Es una de las citas más conocidas de Isaiah Berlin, cuyo origen es Arquíloco, un poeta griego del siglo VII a. de C. A partir de ahí, Berlin hizo una clasificación de grandes intelectuales de todos los tiempos en erizos y zorros. Los erizos son aquellos que responden a una única visión central de las cosas y un único principio organizador. Por el contrario, los zorros se caracterizan por perseguir muchos fines a la vez, y sus ideas son centrífugas y sus pensamientos son esparcidos o difusos. En la lista de erizos figuran Platón, Dante, Pascal, Hegel, Dostoievski, Nietzsche, Ibsen y Proust. Entre los zorros nuestro autor sitúa a Herodoto, Aristóteles, Montaigne, Erasmo, Molière, Goethe, Pushkin, Balzac y Joyce.
En teoría, Isaiah Berlin debería de identificarse con el grupo de los zorros y descartar al de los erizos, pero su clasificación no es maniquea ni cerrada. No tenía ninguna razón para no leer al grupo de los erizos. Es cierto que compartía más una visión pluralista de la vida que otra de carácter monista, pero siempre fue un hombre de búsqueda, de profundizar y tratar de comprender a aquellos que no compartían sus ideas.

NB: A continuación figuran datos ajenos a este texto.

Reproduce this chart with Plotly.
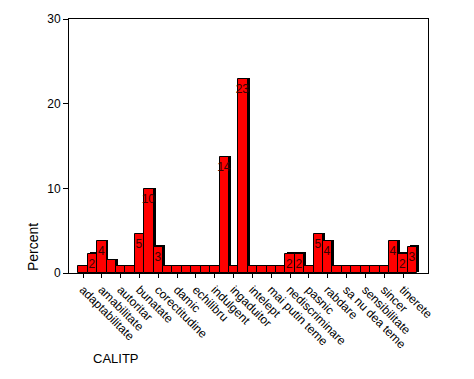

En efecto, estudió con minuciosidad a Tolstoi y su filosofía de la historia, a un escritor que no dejó de ser un zorro aunque creyera ser un erizo.
A un analista serio y riguroso le tiene que interesar siempre lo que piensa el erizo, aunque la complejidad de la vida, y de sus propios estudios, hagan que le resulte más atractiva la figura del zorro.